* [TASK]:
Every record that follows must be duplicated exactly, with images left out.
● ● ●
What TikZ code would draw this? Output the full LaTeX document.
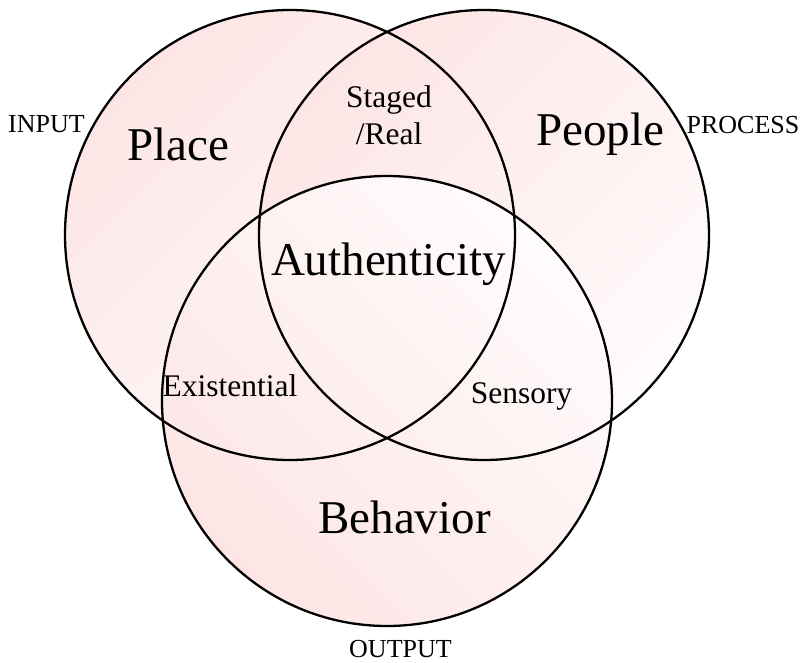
\documentclass[tikz,border=0pt]{standalone}
\usepackage{fontspec}
\setmainfont{Liberation Serif}
\definecolor{pinkA}{RGB}{253,229,229}
\definecolor{pinkB}{RGB}{255,252,252}
\begin{document}
\begin{tikzpicture}[x=1pt,y=-1pt,
  ring/.style={line width=2.3pt, draw=black},
  big/.style={font=\fontsize{47}{56}\selectfont, anchor=base, inner sep=0pt},
  mid/.style={font=\fontsize{31.5}{37}\selectfont, anchor=base, inner sep=0pt, align=center},
  small/.style={font=\fontsize{26}{31}\selectfont, anchor=base, inner sep=0pt}]
\useasboundingbox (0,0) rectangle (804,662);
\coordinate (cL) at (290,235);
\coordinate (cR) at (484,235);
\coordinate (cB) at (387,401);
% fills
\shade[top color=pinkA, bottom color=pinkB, shading angle=45] (cL) circle[radius=225pt];
\shade[top color=pinkA, bottom color=pinkB, shading angle=45] (cR) circle[radius=225pt];
\shade[top color=pinkA, bottom color=pinkB, shading angle=135] (cB) circle[radius=225pt];
% outlines
\draw[ring] (cL) circle[radius=225pt];
\draw[ring] (cR) circle[radius=225pt];
\draw[ring] (cB) circle[radius=225pt];
% labels
\node[big] (place) at (178.5,160) {Place};
\node[big] (people) at (600,145) {People};
\node[big] (auth) at (388.5,275) {Authenticity};
\node[big] (behav) at (404.5,533) {Behavior};
\node[mid] (staged) at (389,144) {Staged\\/Real};
\node[mid] (exist) at (230,396) {Existential};
\node[mid] (sens) at (521.5,403) {Sensory};
\node[small] (input) at (46.5,132) {INPUT};
\node[small] (process) at (743,133) {PROCESS};
\node[small] (output) at (400.5,657) {OUTPUT};
\end{tikzpicture}
\end{document}
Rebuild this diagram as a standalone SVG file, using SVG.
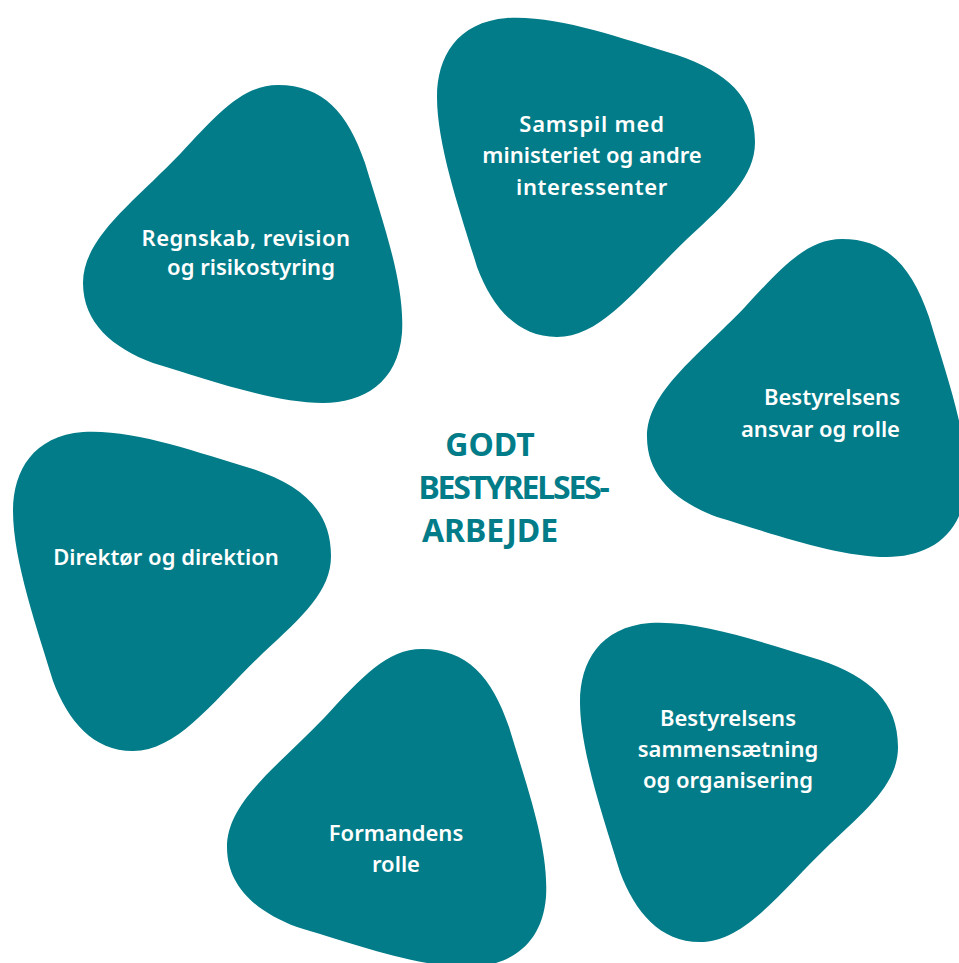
● ● ●
* [TASK RESPONSE]:
What TikZ code would draw this? Output the full LaTeX document.
\documentclass[tikz,border=0pt]{standalone}
\usepackage{fontspec}
\setmainfont{Liberation Serif}
\definecolor{pinkA}{RGB}{253,229,229}
\definecolor{pinkB}{RGB}{255,252,252}
\begin{document}
\begin{tikzpicture}[x=1pt,y=-1pt,
  ring/.style={line width=2.3pt, draw=black},
  big/.style={font=\fontsize{47}{56}\selectfont, anchor=base, inner sep=0pt},
  mid/.style={font=\fontsize{31.5}{37}\selectfont, anchor=base, inner sep=0pt, align=center},
  small/.style={font=\fontsize{26}{31}\selectfont, anchor=base, inner sep=0pt}]
\useasboundingbox (0,0) rectangle (804,662);
\coordinate (cL) at (290,235);
\coordinate (cR) at (484,235);
\coordinate (cB) at (387,401);
% fills
\shade[top color=pinkA, bottom color=pinkB, shading angle=45] (cL) circle[radius=225pt];
\shade[top color=pinkA, bottom color=pinkB, shading angle=45] (cR) circle[radius=225pt];
\shade[top color=pinkA, bottom color=pinkB, shading angle=135] (cB) circle[radius=225pt];
% outlines
\draw[ring] (cL) circle[radius=225pt];
\draw[ring] (cR) circle[radius=225pt];
\draw[ring] (cB) circle[radius=225pt];
% labels
\node[big] (place) at (178.5,160) {Place};
\node[big] (people) at (600,145) {People};
\node[big] (auth) at (388.5,275) {Authenticity};
\node[big] (behav) at (404.5,533) {Behavior};
\node[mid] (staged) at (389,144) {Staged\\/Real};
\node[mid] (exist) at (230,396) {Existential};
\node[mid] (sens) at (521.5,403) {Sensory};
\node[small] (input) at (46.5,132) {INPUT};
\node[small] (process) at (743,133) {PROCESS};
\node[small] (output) at (400.5,657) {OUTPUT};
\end{tikzpicture}
\end{document}
Rebuild this diagram as a standalone SVG file, using SVG.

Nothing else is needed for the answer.